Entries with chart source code
↓

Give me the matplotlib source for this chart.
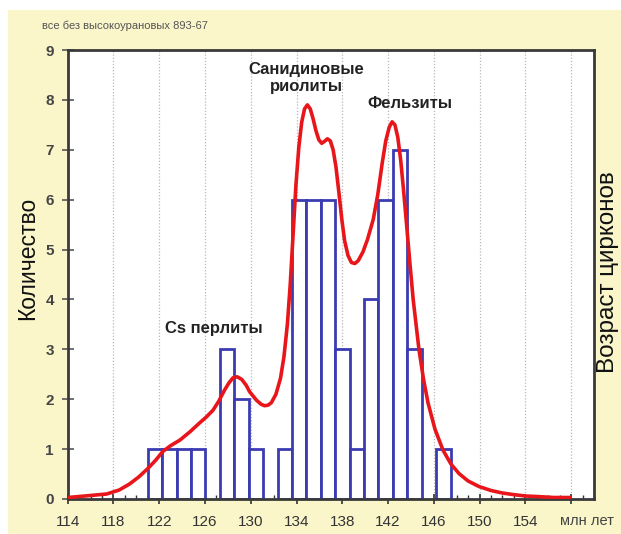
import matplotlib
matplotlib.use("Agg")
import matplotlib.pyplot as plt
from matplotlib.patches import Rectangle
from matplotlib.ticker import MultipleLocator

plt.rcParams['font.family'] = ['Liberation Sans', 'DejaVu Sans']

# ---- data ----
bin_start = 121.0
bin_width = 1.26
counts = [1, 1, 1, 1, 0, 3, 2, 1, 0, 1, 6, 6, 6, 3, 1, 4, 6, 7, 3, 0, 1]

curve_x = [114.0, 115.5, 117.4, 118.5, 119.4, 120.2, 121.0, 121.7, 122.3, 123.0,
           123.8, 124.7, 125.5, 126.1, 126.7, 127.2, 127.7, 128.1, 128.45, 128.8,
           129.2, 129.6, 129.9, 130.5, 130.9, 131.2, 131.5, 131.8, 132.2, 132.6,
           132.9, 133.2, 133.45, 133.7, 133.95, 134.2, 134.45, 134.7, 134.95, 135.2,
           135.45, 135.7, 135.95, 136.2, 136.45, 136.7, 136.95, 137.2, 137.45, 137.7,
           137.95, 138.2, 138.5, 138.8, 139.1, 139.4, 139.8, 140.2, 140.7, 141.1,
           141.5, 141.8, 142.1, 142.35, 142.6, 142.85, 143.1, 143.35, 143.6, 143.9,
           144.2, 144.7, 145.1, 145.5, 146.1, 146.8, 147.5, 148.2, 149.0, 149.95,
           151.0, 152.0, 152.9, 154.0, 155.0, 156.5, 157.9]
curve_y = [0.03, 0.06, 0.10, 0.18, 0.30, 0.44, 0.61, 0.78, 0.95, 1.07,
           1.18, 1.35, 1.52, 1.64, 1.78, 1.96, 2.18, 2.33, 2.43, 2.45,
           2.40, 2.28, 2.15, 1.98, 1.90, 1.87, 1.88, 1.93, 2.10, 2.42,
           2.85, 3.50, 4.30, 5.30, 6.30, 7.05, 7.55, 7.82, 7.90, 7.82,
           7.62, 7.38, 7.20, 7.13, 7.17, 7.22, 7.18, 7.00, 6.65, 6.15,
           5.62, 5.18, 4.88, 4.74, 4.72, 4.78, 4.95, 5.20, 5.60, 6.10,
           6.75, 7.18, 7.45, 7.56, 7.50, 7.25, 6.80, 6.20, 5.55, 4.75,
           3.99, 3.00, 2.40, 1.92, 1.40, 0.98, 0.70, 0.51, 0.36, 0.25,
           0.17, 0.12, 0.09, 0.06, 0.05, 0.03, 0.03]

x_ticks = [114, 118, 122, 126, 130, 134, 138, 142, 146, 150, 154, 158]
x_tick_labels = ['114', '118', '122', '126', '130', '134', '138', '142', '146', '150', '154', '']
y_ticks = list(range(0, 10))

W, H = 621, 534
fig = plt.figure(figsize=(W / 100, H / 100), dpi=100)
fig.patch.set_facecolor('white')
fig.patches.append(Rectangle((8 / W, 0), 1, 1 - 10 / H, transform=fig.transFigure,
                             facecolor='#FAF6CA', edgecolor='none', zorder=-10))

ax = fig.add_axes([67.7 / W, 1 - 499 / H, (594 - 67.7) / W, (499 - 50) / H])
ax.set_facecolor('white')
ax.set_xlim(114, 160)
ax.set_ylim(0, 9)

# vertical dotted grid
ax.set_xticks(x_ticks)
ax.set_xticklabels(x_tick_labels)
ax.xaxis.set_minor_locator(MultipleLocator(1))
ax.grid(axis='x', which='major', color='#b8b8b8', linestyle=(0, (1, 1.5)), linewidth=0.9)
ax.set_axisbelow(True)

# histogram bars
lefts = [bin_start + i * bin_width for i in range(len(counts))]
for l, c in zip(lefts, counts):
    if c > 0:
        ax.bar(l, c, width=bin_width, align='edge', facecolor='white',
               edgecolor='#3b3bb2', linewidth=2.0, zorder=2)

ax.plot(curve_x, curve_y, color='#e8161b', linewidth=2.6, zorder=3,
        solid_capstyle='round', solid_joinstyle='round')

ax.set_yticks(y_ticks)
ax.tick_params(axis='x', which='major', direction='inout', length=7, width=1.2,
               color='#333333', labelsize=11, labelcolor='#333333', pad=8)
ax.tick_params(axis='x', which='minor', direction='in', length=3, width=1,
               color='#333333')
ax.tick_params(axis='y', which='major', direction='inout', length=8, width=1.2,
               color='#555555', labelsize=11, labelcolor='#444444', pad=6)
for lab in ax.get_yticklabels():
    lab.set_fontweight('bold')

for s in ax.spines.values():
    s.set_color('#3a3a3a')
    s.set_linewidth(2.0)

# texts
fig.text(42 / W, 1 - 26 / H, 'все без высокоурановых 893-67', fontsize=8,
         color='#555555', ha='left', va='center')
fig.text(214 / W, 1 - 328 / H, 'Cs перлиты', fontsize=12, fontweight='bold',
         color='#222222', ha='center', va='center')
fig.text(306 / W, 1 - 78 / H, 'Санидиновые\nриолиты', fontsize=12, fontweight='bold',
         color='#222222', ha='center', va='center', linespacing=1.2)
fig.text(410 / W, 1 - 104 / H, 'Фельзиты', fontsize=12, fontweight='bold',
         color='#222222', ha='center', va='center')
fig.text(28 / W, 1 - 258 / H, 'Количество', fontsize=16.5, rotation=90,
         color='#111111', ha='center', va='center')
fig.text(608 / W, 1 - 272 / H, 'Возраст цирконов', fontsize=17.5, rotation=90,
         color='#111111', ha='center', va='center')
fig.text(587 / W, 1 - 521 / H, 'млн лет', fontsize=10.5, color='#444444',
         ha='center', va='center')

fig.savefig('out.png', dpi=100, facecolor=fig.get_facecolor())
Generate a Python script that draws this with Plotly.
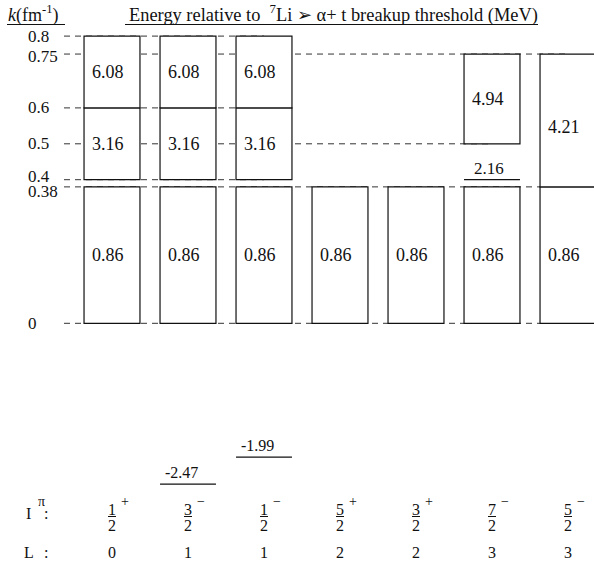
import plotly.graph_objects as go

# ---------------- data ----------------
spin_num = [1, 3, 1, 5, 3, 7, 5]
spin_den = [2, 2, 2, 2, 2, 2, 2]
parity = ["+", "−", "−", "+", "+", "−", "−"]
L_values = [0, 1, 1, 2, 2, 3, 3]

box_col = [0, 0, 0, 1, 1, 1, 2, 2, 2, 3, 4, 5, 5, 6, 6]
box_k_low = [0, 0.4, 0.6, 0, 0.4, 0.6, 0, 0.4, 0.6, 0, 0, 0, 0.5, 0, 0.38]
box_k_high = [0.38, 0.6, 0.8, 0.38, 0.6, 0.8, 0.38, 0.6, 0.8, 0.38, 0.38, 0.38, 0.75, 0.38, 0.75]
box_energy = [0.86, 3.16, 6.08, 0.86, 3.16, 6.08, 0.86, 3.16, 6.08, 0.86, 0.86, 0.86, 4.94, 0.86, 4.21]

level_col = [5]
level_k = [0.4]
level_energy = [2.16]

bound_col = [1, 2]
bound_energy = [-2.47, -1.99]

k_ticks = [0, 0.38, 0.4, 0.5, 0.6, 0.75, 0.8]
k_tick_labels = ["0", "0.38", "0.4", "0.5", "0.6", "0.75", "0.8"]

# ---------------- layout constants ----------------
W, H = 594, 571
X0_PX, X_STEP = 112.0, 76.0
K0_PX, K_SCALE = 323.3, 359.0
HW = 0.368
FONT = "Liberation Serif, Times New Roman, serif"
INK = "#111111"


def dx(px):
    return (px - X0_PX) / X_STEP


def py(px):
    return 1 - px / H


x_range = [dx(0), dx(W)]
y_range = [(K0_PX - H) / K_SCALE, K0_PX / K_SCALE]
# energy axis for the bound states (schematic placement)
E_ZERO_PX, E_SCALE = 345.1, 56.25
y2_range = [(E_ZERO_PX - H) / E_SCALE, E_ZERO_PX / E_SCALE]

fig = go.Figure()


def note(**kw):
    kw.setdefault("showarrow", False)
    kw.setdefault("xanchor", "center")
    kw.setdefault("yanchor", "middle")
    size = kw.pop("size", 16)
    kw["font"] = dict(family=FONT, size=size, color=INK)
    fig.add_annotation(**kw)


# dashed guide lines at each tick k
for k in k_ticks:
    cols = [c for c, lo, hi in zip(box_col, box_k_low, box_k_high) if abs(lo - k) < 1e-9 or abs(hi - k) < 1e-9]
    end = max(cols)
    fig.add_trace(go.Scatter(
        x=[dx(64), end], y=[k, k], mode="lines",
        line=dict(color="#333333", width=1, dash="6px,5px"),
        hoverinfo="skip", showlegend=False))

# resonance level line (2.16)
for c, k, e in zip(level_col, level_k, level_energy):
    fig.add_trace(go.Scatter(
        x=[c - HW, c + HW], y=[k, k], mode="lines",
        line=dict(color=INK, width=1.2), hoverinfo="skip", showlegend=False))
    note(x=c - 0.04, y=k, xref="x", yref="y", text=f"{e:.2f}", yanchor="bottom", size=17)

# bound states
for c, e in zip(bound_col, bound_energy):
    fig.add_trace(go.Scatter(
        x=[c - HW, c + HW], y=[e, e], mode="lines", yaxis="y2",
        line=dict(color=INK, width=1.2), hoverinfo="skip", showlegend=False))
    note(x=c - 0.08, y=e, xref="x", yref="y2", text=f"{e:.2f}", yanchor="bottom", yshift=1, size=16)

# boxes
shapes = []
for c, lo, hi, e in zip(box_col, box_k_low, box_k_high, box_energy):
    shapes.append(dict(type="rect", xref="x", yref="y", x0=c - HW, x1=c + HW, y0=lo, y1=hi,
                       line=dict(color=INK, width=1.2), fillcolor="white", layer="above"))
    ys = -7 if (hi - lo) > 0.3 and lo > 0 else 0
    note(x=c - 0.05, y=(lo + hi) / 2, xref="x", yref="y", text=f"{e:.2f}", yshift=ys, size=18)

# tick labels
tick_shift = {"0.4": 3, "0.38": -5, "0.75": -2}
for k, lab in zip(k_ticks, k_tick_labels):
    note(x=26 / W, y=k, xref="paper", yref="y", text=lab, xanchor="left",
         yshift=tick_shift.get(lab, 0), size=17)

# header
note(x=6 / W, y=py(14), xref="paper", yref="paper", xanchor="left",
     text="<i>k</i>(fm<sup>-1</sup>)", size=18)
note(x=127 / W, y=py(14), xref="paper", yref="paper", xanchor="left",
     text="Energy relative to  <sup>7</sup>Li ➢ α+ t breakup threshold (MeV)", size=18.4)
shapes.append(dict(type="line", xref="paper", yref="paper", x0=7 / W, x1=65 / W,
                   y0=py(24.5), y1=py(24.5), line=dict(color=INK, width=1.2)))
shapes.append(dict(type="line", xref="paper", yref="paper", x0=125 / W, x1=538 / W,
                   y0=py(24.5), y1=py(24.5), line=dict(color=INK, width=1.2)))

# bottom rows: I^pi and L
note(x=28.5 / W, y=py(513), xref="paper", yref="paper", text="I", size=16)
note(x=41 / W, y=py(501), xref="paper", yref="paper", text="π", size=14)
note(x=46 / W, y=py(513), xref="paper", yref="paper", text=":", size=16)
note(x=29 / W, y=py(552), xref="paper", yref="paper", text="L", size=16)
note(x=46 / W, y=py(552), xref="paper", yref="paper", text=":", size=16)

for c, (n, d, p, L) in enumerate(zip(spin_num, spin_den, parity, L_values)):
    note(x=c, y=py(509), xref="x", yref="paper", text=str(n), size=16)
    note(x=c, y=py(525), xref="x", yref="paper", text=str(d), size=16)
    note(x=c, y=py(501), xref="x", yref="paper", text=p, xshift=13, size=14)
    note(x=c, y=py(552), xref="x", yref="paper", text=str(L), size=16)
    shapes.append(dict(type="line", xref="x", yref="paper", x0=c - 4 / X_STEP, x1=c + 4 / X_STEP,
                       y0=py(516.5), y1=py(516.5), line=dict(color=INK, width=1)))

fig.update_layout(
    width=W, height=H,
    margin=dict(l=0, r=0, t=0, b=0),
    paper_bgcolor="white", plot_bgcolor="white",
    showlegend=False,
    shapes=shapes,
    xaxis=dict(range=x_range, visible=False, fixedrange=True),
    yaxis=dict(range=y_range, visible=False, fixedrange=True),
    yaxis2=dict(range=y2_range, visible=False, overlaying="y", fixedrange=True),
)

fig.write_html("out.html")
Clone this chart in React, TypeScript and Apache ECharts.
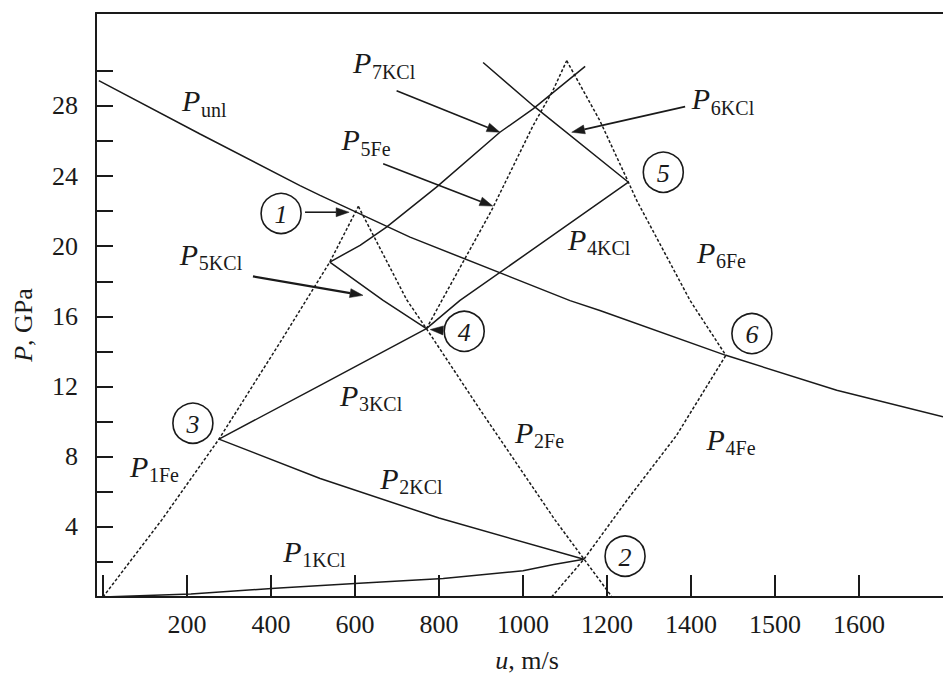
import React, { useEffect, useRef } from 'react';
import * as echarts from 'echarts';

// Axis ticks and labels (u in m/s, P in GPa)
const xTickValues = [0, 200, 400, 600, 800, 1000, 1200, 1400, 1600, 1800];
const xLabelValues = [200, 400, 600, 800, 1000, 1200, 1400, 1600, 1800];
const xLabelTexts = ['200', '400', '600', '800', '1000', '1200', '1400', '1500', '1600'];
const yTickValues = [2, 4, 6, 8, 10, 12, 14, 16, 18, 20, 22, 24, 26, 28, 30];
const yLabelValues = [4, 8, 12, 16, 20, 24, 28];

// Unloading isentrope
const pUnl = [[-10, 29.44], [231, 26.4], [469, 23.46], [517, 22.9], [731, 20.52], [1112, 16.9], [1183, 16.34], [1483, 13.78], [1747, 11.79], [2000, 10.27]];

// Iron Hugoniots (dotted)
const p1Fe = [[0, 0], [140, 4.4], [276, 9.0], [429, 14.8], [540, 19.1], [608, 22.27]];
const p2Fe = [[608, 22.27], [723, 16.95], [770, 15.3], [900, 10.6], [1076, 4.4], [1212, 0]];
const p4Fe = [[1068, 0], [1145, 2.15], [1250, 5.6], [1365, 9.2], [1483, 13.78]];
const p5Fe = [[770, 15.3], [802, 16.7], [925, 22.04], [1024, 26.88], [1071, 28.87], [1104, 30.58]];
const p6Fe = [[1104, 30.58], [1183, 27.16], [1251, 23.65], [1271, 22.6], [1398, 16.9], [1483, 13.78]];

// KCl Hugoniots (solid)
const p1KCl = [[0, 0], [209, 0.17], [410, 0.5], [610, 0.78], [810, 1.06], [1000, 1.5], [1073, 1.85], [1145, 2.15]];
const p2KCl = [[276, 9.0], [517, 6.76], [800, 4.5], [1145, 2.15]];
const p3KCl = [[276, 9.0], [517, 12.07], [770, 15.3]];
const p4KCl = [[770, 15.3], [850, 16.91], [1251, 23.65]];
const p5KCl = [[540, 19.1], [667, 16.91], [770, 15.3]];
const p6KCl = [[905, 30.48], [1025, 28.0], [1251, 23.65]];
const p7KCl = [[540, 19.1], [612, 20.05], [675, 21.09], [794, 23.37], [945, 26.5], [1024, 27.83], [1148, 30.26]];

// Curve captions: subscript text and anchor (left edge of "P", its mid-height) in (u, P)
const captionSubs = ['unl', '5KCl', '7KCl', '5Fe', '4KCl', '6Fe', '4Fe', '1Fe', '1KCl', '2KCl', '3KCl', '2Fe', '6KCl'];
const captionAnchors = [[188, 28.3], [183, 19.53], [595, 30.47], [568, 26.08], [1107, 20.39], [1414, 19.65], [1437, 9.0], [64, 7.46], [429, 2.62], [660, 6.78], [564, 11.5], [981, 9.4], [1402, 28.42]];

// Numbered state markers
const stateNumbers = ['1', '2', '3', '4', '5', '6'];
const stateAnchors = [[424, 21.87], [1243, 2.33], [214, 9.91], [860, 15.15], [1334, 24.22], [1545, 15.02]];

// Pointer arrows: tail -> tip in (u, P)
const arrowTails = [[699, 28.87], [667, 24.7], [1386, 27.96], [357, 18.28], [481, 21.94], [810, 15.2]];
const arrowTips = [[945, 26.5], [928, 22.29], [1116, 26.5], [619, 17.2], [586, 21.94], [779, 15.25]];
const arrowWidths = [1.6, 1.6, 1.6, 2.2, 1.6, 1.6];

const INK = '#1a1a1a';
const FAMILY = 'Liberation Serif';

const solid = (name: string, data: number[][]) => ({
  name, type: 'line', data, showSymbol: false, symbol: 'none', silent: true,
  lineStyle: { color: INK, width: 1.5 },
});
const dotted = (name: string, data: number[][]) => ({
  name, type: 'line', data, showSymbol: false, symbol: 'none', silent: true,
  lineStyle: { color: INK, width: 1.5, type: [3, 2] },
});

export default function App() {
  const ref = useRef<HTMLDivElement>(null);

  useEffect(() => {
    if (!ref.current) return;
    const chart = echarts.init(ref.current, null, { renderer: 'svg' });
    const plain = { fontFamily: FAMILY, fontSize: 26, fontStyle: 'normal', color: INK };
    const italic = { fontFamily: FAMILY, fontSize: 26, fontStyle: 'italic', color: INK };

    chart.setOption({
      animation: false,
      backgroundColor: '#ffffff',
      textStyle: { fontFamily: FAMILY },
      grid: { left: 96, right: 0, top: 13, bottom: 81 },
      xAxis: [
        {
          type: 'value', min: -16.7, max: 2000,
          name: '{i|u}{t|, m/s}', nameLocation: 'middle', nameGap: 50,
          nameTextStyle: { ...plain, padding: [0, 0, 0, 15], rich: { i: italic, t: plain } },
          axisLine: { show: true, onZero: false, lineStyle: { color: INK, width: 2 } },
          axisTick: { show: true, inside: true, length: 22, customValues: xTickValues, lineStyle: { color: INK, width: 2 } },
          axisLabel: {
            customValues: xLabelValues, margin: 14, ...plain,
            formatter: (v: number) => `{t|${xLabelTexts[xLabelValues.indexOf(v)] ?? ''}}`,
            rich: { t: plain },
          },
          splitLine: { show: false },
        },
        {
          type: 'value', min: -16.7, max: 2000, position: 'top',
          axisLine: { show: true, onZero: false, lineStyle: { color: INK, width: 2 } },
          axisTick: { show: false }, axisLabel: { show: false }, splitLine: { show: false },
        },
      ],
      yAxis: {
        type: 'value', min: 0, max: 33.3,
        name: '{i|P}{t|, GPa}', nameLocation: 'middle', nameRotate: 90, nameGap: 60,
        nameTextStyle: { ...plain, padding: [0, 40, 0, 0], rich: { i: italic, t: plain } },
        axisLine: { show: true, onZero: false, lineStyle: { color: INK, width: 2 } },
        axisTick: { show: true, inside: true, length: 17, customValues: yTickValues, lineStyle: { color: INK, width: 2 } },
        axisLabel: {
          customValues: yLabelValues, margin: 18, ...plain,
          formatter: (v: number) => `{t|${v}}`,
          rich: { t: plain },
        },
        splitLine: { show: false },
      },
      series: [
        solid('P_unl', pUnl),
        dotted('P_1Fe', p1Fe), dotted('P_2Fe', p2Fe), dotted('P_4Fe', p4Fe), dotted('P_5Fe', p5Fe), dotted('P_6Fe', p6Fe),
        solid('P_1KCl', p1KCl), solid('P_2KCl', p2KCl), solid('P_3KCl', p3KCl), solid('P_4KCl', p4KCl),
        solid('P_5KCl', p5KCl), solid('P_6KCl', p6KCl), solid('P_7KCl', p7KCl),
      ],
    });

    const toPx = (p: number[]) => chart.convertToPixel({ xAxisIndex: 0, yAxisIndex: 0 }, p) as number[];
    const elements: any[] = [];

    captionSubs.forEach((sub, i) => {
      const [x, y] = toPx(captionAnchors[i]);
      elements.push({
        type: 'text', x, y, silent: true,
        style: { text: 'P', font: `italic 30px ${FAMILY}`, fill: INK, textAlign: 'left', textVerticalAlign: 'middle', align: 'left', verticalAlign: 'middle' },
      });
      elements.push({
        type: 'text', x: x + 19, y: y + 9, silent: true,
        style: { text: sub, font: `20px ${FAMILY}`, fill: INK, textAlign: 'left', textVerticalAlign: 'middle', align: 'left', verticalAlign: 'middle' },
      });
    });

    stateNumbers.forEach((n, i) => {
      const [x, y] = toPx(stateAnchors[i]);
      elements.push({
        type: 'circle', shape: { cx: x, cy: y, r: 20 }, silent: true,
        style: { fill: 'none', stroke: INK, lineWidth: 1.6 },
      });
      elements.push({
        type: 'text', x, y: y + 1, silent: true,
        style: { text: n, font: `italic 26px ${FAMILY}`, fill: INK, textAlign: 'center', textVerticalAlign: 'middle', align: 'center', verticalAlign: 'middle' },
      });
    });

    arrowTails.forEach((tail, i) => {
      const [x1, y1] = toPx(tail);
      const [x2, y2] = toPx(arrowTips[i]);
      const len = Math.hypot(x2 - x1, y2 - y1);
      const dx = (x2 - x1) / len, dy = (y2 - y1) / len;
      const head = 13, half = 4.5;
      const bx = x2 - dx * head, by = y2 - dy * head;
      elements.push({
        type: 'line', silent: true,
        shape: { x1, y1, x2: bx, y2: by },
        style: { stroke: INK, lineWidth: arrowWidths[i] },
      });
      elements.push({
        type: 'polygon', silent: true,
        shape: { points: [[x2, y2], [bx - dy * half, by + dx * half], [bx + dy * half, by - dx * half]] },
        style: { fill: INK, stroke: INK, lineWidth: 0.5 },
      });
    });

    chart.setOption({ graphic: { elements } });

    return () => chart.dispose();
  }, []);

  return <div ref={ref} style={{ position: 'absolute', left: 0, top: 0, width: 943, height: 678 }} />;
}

↑

* **WHAT IS NEEDED**: Repeat the records above exactly, from the first line through the line containing "from matplotlib.ticker import MultipleLocator", and leave out the pictures.

* **THE SOLUTION**:
Give me the matplotlib source for this chart.
import matplotlib
matplotlib.use("Agg")
import matplotlib.pyplot as plt
from matplotlib.patches import Rectangle
from matplotlib.ticker import MultipleLocator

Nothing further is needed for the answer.